The players hardly leave empty handed. All manners of gifts are passed up to them from the throng of people in front of their podiums. Chiefs superstar Travis Kelce made out with a couple of soccer jerseys emblazoned with his name on the back. Quarterback Patrick Mahomes got a pillow of some sort. The public relations staffers standing guard on either side of the podium were also turned into baggage handlers as the gifts kept coming.

The night is overall a light-hearted moment in what has been an increasingly serious few months for the players taking the field on Sunday. Every game toward the end of the regular season and every second of each playoff game is so filled with stakes and anxiety that it’s hard for fans to breathe, let alone the guys on each team.

From Monday night onward, it’s back to business. The teams have media availabilities for more football-centric questions the next few days before they hunker down in final preparations for the biggest game of the season. But that tension, that feeling of being in the final stretch run, is still evident if you really look for it.

One of those moments came when Cleveland Browns quarterback Jameis Winston, working for Fox Sports during Opening Night, pops up to ask Mahomes a question. As Winston, one of the league’s most charismatic figures, finished up his back-and-forth with Mahomes, the ebullient quarterback-turned-reporter made a call back to his famous “eat a W” pregame speech seven years ago by tossing Mahomes a W-shaped cookie.

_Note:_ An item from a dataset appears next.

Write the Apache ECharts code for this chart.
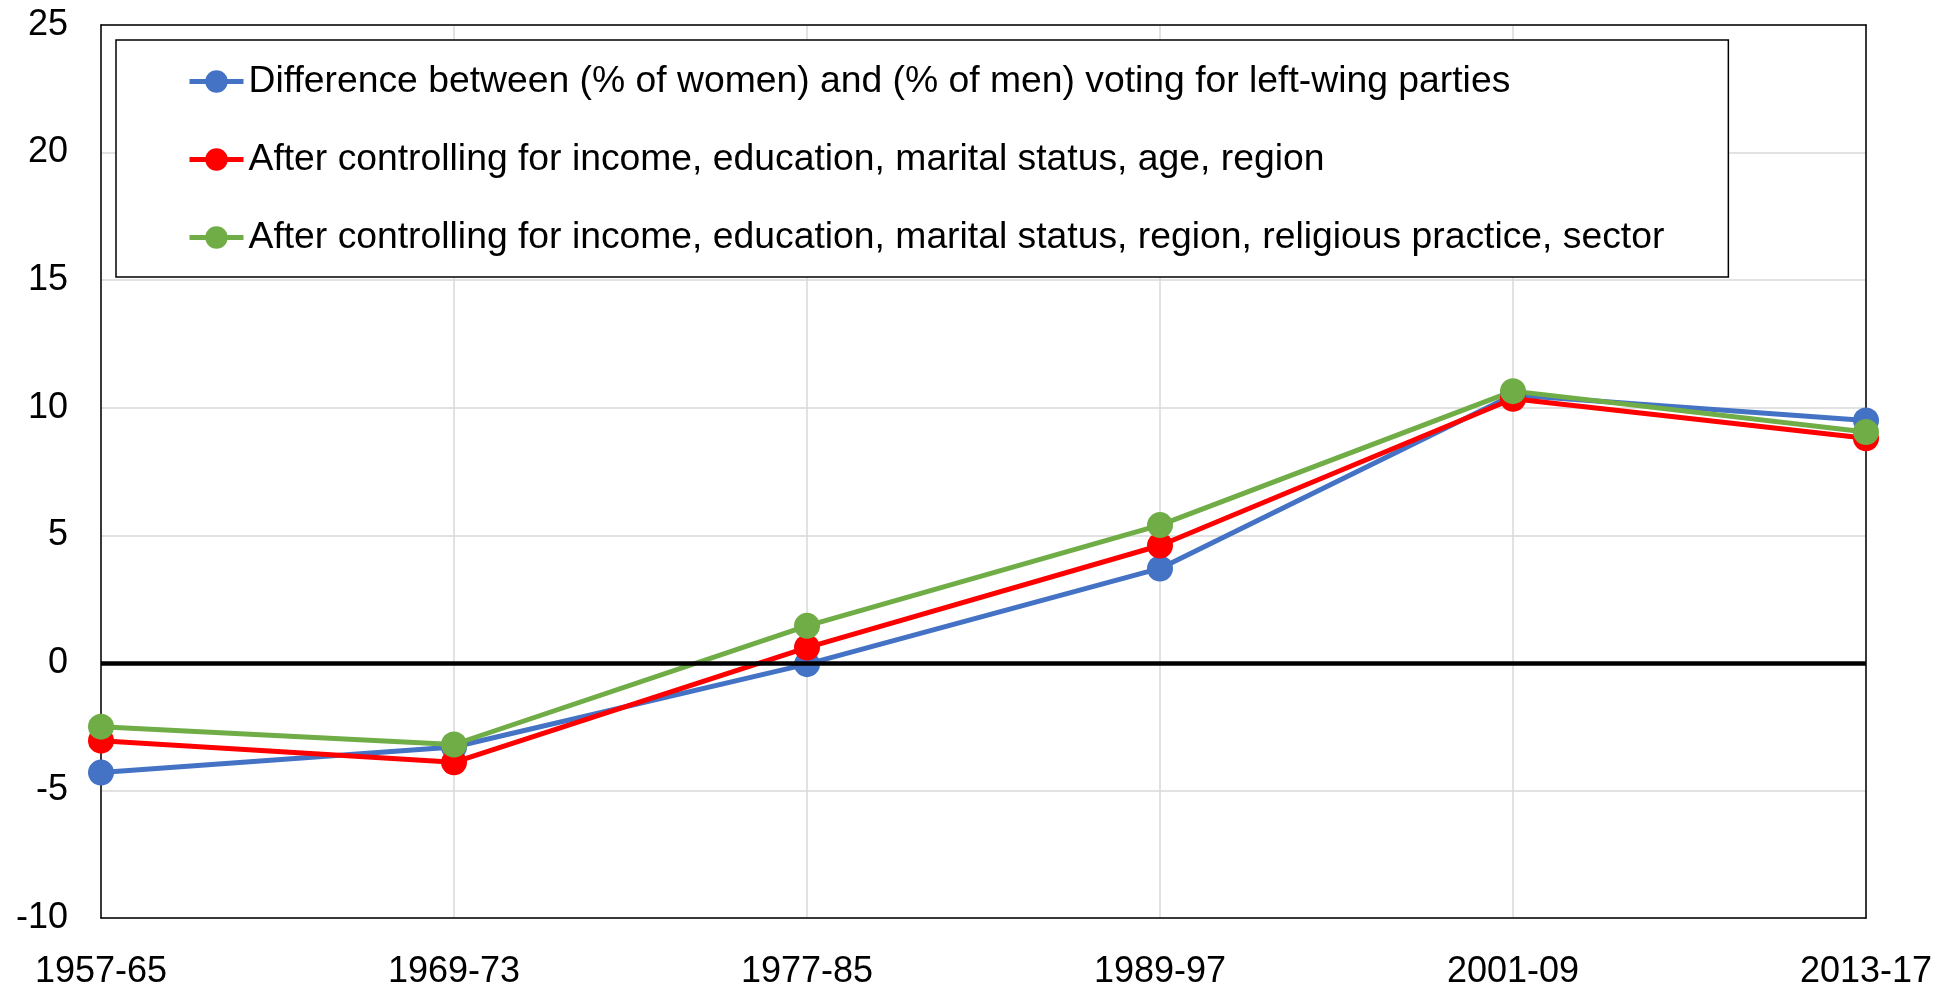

“Man, I know you’re in it to win it. Will you please eat this W with me?” Winston said, tossing the cookie like a Frisbee over the heads of camera operators and reporters.

Mahomes caught half of it – it broke upon colliding with his hand – and made a motion like he was going to take a bite. But with just a few days before a chance at a historic three-peat, the Kansas City quarterback was taking no chances with his nutrition.

With Winston’s blessing, he put the cookie remnants on the table and went on to his next question.

It was a scene emblematic of Opening Night in New Orleans: Funny and quirky but everything is geared toward Sunday. Kickoff for Super Bowl LIX between the Chiefs and Eagles is set for 6:30 p.m. ET.